- _AIM_
Write out each line word for word. Drop pictures.

>> Begin SUPPLIED DATA

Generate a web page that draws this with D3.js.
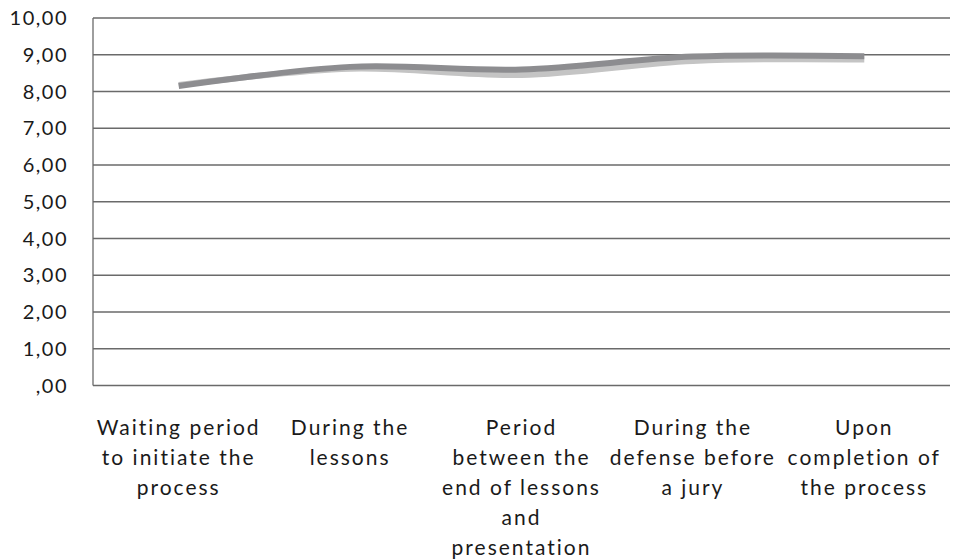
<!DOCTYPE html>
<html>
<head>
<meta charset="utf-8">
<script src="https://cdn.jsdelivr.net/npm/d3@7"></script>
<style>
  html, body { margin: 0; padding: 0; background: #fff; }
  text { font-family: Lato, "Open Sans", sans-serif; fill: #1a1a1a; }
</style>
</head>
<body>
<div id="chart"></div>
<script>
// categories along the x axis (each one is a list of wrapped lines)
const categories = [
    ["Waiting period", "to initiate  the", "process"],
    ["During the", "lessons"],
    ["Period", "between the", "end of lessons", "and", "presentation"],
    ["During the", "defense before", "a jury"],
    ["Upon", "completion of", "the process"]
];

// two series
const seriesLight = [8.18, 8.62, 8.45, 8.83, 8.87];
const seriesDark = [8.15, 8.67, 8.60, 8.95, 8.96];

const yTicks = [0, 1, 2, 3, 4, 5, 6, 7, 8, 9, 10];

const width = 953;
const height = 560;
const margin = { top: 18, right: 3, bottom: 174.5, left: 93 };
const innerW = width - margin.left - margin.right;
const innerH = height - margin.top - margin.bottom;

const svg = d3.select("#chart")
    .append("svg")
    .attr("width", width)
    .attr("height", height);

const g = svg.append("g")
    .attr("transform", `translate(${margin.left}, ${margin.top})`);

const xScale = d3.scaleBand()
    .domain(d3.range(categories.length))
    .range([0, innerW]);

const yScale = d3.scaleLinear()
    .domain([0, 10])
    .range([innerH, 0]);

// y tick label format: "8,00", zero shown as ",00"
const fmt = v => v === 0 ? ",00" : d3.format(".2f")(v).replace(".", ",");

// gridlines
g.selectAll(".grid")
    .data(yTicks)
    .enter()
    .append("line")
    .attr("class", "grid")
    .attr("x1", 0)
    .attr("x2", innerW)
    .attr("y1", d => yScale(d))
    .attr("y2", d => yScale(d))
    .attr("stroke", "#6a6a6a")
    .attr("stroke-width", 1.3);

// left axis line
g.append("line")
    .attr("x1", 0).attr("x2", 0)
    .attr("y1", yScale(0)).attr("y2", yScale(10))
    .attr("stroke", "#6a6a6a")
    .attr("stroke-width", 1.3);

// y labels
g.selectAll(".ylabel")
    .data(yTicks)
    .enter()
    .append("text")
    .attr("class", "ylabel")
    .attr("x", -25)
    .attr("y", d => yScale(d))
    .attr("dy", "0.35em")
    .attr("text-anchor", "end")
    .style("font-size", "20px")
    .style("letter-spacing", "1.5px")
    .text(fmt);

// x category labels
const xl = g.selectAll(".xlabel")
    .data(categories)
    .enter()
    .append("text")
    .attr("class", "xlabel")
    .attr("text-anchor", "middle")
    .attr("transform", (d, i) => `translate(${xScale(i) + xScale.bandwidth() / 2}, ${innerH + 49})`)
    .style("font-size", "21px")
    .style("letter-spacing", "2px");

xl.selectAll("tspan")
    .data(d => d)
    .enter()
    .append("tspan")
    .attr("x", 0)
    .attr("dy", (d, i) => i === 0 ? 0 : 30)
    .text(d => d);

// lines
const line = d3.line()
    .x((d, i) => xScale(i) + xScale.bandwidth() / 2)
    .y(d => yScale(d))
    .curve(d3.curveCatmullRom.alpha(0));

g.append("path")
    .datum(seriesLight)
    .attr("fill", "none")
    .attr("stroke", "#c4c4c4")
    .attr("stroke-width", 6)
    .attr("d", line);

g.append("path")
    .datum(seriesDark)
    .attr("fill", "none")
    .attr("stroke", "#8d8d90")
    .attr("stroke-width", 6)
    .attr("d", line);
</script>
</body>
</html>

>> End SUPPLIED DATA

- _RESPONSE FOR THIS EXERCISE_
Generate a web page that draws this with D3.js.
<!DOCTYPE html>
<html>
<head>
<meta charset="utf-8">
<script src="https://cdn.jsdelivr.net/npm/d3@7"></script>
<style>
  html, body { margin: 0; padding: 0; background: #fff; }
  text { font-family: Lato, "Open Sans", sans-serif; fill: #1a1a1a; }
</style>
</head>
<body>
<div id="chart"></div>
<script>
// categories along the x axis (each one is a list of wrapped lines)
const categories = [
    ["Waiting period", "to initiate  the", "process"],
    ["During the", "lessons"],
    ["Period", "between the", "end of lessons", "and", "presentation"],
    ["During the", "defense before", "a jury"],
    ["Upon", "completion of", "the process"]
];

// two series
const seriesLight = [8.18, 8.62, 8.45, 8.83, 8.87];
const seriesDark = [8.15, 8.67, 8.60, 8.95, 8.96];

const yTicks = [0, 1, 2, 3, 4, 5, 6, 7, 8, 9, 10];

const width = 953;
const height = 560;
const margin = { top: 18, right: 3, bottom: 174.5, left: 93 };
const innerW = width - margin.left - margin.right;
const innerH = height - margin.top - margin.bottom;

const svg = d3.select("#chart")
    .append("svg")
    .attr("width", width)
    .attr("height", height);

const g = svg.append("g")
    .attr("transform", `translate(${margin.left}, ${margin.top})`);

const xScale = d3.scaleBand()
    .domain(d3.range(categories.length))
    .range([0, innerW]);

const yScale = d3.scaleLinear()
    .domain([0, 10])
    .range([innerH, 0]);

// y tick label format: "8,00", zero shown as ",00"
const fmt = v => v === 0 ? ",00" : d3.format(".2f")(v).replace(".", ",");

// gridlines
g.selectAll(".grid")
    .data(yTicks)
    .enter()
    .append("line")
    .attr("class", "grid")
    .attr("x1", 0)
    .attr("x2", innerW)
    .attr("y1", d => yScale(d))
    .attr("y2", d => yScale(d))
    .attr("stroke", "#6a6a6a")
    .attr("stroke-width", 1.3);

// left axis line
g.append("line")
    .attr("x1", 0).attr("x2", 0)
    .attr("y1", yScale(0)).attr("y2", yScale(10))
    .attr("stroke", "#6a6a6a")
    .attr("stroke-width", 1.3);

// y labels
g.selectAll(".ylabel")
    .data(yTicks)
    .enter()
    .append("text")
    .attr("class", "ylabel")
    .attr("x", -25)
    .attr("y", d => yScale(d))
    .attr("dy", "0.35em")
    .attr("text-anchor", "end")
    .style("font-size", "20px")
    .style("letter-spacing", "1.5px")
    .text(fmt);

// x category labels
const xl = g.selectAll(".xlabel")
    .data(categories)
    .enter()
    .append("text")
    .attr("class", "xlabel")
    .attr("text-anchor", "middle")
    .attr("transform", (d, i) => `translate(${xScale(i) + xScale.bandwidth() / 2}, ${innerH + 49})`)
    .style("font-size", "21px")
    .style("letter-spacing", "2px");

xl.selectAll("tspan")
    .data(d => d)
    .enter()
    .append("tspan")
    .attr("x", 0)
    .attr("dy", (d, i) => i === 0 ? 0 : 30)
    .text(d => d);

// lines
const line = d3.line()
    .x((d, i) => xScale(i) + xScale.bandwidth() / 2)
    .y(d => yScale(d))
    .curve(d3.curveCatmullRom.alpha(0));

g.append("path")
    .datum(seriesLight)
    .attr("fill", "none")
    .attr("stroke", "#c4c4c4")
    .attr("stroke-width", 6)
    .attr("d", line);

g.append("path")
    .datum(seriesDark)
    .attr("fill", "none")
    .attr("stroke", "#8d8d90")
    .attr("stroke-width", 6)
    .attr("d", line);
</script>
</body>
</html>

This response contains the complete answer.